Extract the lines between the ones holding "Give me the matplotlib source for this chart." and "7, 5, 1, 5, 3]", inclusive, exactly as written and nothing more.

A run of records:
>>>
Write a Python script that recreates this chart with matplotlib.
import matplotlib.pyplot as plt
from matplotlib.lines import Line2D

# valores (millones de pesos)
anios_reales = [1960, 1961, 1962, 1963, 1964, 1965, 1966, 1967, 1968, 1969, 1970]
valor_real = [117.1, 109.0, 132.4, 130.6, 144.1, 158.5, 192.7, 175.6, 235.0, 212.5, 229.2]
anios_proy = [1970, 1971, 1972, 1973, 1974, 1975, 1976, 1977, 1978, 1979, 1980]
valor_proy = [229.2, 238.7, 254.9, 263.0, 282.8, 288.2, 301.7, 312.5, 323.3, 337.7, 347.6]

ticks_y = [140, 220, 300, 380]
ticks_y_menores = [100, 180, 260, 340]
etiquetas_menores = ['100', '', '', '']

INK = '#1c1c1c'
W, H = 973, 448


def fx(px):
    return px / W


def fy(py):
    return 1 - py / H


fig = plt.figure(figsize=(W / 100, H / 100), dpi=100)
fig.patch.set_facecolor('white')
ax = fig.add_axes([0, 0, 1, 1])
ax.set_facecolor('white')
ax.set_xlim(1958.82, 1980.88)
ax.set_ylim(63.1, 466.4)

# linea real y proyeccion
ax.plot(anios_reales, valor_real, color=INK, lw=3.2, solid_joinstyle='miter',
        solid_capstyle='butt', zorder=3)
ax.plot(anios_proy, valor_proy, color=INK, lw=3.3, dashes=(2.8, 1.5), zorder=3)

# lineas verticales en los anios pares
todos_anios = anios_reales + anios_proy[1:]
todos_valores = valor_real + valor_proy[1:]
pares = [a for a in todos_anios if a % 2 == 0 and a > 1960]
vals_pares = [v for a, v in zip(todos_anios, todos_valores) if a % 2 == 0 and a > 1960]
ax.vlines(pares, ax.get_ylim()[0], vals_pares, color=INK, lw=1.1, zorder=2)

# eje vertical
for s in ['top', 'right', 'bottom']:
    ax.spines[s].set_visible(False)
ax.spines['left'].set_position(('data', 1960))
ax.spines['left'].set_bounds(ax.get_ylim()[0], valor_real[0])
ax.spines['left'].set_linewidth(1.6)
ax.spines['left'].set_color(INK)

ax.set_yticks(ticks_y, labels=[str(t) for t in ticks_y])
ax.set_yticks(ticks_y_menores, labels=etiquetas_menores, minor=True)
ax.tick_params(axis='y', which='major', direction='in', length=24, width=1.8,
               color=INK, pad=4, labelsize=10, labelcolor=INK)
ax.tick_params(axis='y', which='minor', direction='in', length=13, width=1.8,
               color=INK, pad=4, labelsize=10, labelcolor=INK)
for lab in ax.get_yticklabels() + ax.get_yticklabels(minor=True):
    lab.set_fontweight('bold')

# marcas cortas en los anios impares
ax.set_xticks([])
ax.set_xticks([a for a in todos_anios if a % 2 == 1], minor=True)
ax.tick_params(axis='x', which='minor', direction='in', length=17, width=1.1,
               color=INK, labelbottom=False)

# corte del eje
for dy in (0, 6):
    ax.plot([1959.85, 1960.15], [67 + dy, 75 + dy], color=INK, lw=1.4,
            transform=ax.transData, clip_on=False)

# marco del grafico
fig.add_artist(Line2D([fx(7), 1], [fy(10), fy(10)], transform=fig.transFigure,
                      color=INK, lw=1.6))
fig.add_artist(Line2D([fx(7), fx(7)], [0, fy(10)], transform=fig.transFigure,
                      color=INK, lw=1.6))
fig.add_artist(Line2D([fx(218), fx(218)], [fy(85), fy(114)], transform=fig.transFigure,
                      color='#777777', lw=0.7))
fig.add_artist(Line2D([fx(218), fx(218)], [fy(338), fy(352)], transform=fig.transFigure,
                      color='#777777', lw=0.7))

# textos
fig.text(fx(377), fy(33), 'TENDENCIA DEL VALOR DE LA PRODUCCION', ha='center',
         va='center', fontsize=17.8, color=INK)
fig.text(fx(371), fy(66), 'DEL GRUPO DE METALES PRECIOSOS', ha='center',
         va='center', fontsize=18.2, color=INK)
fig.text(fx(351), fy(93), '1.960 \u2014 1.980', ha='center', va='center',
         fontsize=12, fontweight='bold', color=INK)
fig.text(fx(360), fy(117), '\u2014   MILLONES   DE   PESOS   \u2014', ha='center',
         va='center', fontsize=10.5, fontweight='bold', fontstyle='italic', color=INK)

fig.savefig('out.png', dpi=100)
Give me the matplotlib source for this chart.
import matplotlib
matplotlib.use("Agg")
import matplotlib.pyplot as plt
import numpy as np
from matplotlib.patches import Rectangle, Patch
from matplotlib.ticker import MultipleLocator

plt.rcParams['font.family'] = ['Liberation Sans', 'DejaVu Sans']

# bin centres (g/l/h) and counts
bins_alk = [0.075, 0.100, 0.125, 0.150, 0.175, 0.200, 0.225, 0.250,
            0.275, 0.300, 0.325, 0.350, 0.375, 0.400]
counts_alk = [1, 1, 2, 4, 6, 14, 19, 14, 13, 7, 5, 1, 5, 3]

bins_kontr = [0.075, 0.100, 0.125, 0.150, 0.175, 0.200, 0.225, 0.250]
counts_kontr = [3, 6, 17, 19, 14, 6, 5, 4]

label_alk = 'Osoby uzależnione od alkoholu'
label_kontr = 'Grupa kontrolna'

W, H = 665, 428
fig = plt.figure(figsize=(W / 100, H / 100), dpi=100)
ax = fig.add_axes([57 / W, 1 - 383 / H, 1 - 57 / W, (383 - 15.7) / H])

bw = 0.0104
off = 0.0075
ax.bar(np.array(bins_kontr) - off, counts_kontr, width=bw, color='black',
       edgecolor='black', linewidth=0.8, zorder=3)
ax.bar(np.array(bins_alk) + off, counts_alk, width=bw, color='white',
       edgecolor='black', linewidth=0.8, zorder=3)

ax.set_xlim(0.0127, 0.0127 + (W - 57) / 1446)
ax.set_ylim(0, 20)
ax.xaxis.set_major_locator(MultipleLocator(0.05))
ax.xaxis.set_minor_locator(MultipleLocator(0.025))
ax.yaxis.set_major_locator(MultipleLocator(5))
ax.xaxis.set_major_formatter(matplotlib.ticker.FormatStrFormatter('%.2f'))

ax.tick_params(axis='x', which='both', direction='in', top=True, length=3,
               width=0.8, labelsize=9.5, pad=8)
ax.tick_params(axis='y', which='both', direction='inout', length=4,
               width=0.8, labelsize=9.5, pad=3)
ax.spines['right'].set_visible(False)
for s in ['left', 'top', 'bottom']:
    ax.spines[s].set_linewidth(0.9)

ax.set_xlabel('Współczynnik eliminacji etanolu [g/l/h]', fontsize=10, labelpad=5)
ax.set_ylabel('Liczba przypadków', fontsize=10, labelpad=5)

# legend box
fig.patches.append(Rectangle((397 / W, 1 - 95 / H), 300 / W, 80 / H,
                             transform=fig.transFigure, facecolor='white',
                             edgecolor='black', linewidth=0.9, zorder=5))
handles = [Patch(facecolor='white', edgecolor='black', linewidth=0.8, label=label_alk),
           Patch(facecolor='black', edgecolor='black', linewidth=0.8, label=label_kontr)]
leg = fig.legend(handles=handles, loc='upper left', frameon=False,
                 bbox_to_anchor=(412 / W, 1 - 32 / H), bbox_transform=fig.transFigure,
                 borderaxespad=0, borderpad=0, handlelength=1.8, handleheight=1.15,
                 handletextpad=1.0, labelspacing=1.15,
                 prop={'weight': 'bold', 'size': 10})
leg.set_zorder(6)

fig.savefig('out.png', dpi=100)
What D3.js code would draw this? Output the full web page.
<<<
FINAL RESULT:
Give me the matplotlib source for this chart.
import matplotlib
matplotlib.use("Agg")
import matplotlib.pyplot as plt
import numpy as np
from matplotlib.patches import Rectangle, Patch
from matplotlib.ticker import MultipleLocator

plt.rcParams['font.family'] = ['Liberation Sans', 'DejaVu Sans']

# bin centres (g/l/h) and counts
bins_alk = [0.075, 0.100, 0.125, 0.150, 0.175, 0.200, 0.225, 0.250,
            0.275, 0.300, 0.325, 0.350, 0.375, 0.400]
counts_alk = [1, 1, 2, 4, 6, 14, 19, 14, 13, 7, 5, 1, 5, 3]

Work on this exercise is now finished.